Es kam zu einer körperinternen Hetzkampagne des Rauchbedürfnisses: Das Rauchbedürfnis verbreitete das Gerücht, ich wolle „kurzen Prozess“ machen. Und zwar nicht nur mit dem Rauchbedürfnis, sondern auch mit allen anderen Bedürfnissen. Der Rauchstopp stünde lediglich am Anfang einer großen Säuberungswelle. Sexualität, Marzipan, französische Musik und spätes Abendessen würden sehr bald folgen: „Heute wir, morgen ihr!“, krakeelte das Rauchbedürfnis und rief dazu auf, mich von meinem Vorhaben abzubringen. Sonst würde ich am Ende jeglichem Bedürfnis den Garaus machen: „Denkt daran, was er im Februar vor vier Jahren getan hat. Das Saufen hat er eingestellt. Bevor der Alkohol aus seinem Blut verschwand, hat er noch unser baldiges Ende prophezeit. Und wir? Gespottet haben wir! Wir sagten, das wird der schon nicht machen. Wenn er den Alkohol nicht mehr hat, wird er uns umso dringender benötigen. Jetzt sind wir dran! Wehrt euch! Lasst uns zu einem gemeinsamen, untrennbaren Bedürfnis verschmelzen.“

Um fünf Uhr morgens hatte das Rauchbedürfnis seine ungefähr zehnstündige Rede beendet. Die ganze Nacht war ich auf den Beinen, um seiner listigen Propaganda entgegenzutreten: Ich aß Marzipan bis zur Übelkeit, hörte CDs von Francis Cabrel und Brassens. Und auch der Sexualität enthielt ich mich nicht. Das ging noch ein paar Tage so weiter. Ich hoffte, dass das Rauchbedürfnis früher oder später aus dem Container gewählt werden würde.
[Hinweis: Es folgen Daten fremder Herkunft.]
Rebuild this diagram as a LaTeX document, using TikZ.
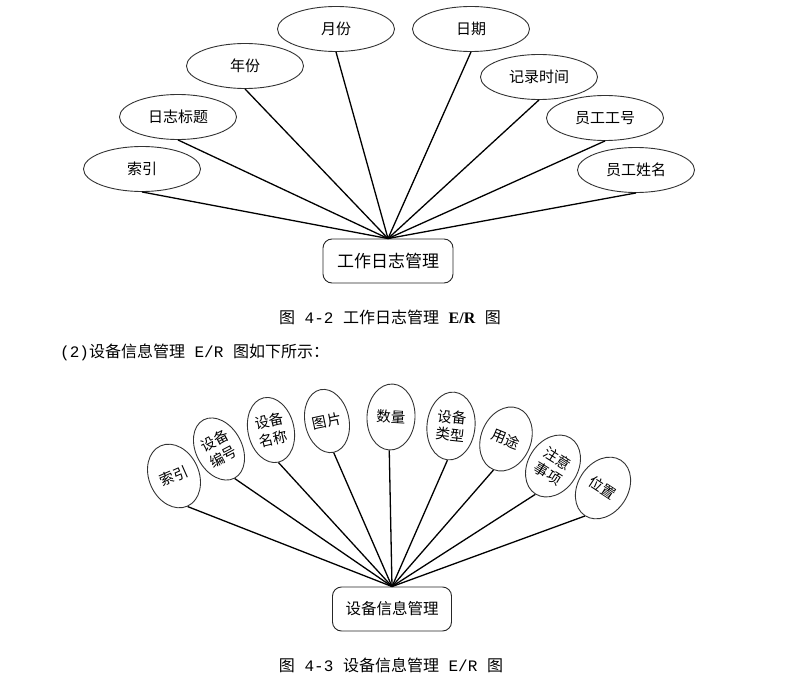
\documentclass[tikz,border=0pt]{standalone}
\usepackage{fontspec}
\setmainfont{Liberation Serif}
\newfontfamily\cjk{Noto Sans CJK SC}
\newfontfamily\monof{Liberation Mono}
\usetikzlibrary{shapes.geometric}
\begin{document}
\begin{tikzpicture}[x=1pt,y=-1pt,
  attr/.style={ellipse, draw=black!80, line width=0.9pt, inner sep=0pt},
  tattr/.style={attr, minimum width=117pt, minimum height=45pt, font=\cjk\fontsize{15}{17}\selectfont},
  battr/.style={attr, minimum width=50pt, minimum height=66pt, align=center, font=\cjk\fontsize{14.5}{18}\selectfont},
  ent/.style={draw=black!85, rounded corners=9pt, line width=0.9pt, inner sep=0pt},
  link/.style={line width=1.3pt},
  captext/.style={inner sep=0pt, font=\monof\fontsize{16}{19}\selectfont}]
\useasboundingbox (0,0) rectangle (806,690);

% ---------- diagram 1 ----------
\node[ent, minimum width=130pt, minimum height=44pt, font=\cjk\fontsize{17}{20}\selectfont] (e1) at (388,261) {工作日志管理};

\node[tattr] (t1) at (142,169) {索引};
\node[tattr] (t2) at (178,117) {日志标题};
\node[tattr] (t3) at (245,66) {年份};
\node[tattr] (t4) at (336,29) {月份};
\node[tattr] (t5) at (471,29) {日期};
\node[tattr] (t6) at (539,77) {记录时间};
\node[tattr] (t7) at (605,118) {员工工号};
\node[tattr] (t8) at (636,170) {员工姓名};

\foreach \n in {t1,t2,t3,t4,t5,t6,t7,t8}
  \draw[link] (\n.south) -- (e1.north);

\node[captext] (c1) at (390,317) {{\cjk 图} 4-2 {\cjk 工作日志管理} {\rmfamily\bfseries E/R} {\cjk 图}};
\node[captext, anchor=west] (c2) at (60,352) {(2){\cjk 设备信息管理} E/R {\cjk 图如下所示：}};

% ---------- diagram 2 ----------
\node[ent, minimum width=119pt, minimum height=44pt, font=\cjk\fontsize{15.5}{19}\selectfont] (e2) at (392,609) {设备信息管理};

\node[battr, rotate=24] (b1) at (174,476) {索引};
\node[battr, rotate=28, minimum width=46pt] (b2) at (219,449) {设备\\编号};
\node[battr, rotate=13, minimum width=46pt] (b3) at (271,430) {设备\\名称};
\node[battr, rotate=12, minimum width=44pt, minimum height=64pt] (b4) at (327,421) {图片};
\node[battr, rotate=-3, minimum width=48pt] (b5) at (391,417) {数量};
\node[battr, rotate=-6, minimum width=48pt, minimum height=68pt] (b6) at (451,426) {设备\\类型};
\node[battr, rotate=-22] (b7) at (506,439) {用途};
\node[battr, rotate=-32] (b8) at (553,466) {注意\\事项};
\node[battr, rotate=-33] (b9) at (603,488) {位置};

\foreach \n in {b1,b2,b3,b4,b5,b6,b7,b8,b9}
  \draw[link] (\n.south) -- (e2.north);

\node[captext] (c3) at (391,665) {{\cjk 图} 4-3 {\cjk 设备信息管理} E/R {\cjk 图}};
\end{tikzpicture}
\end{document}
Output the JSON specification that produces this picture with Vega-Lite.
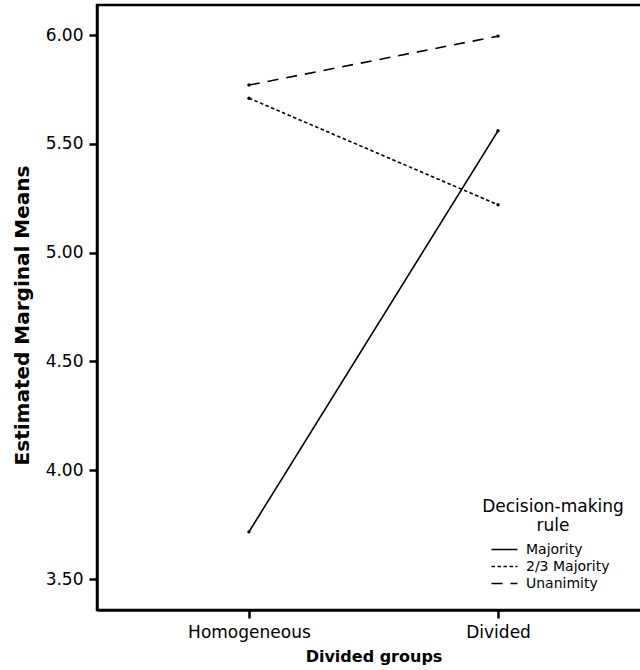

Wirklich geholfen hat mir jedoch etwas anderes: Ein Musiktherapeut riet mir, ich solle jede Zigarette mit einem 24-stündigen Wolf-Biermann-Konzert assoziieren. Zwar leide ich seitdem unter extremen Angststörungen, weil ich befürchte, ich müsse für jede bisher gerauchte Zigarette im Nachhinein eine Stunde Biermann hören, doch habe ich vom Rauchbedürfnis seither kein einziges Wort vernommen.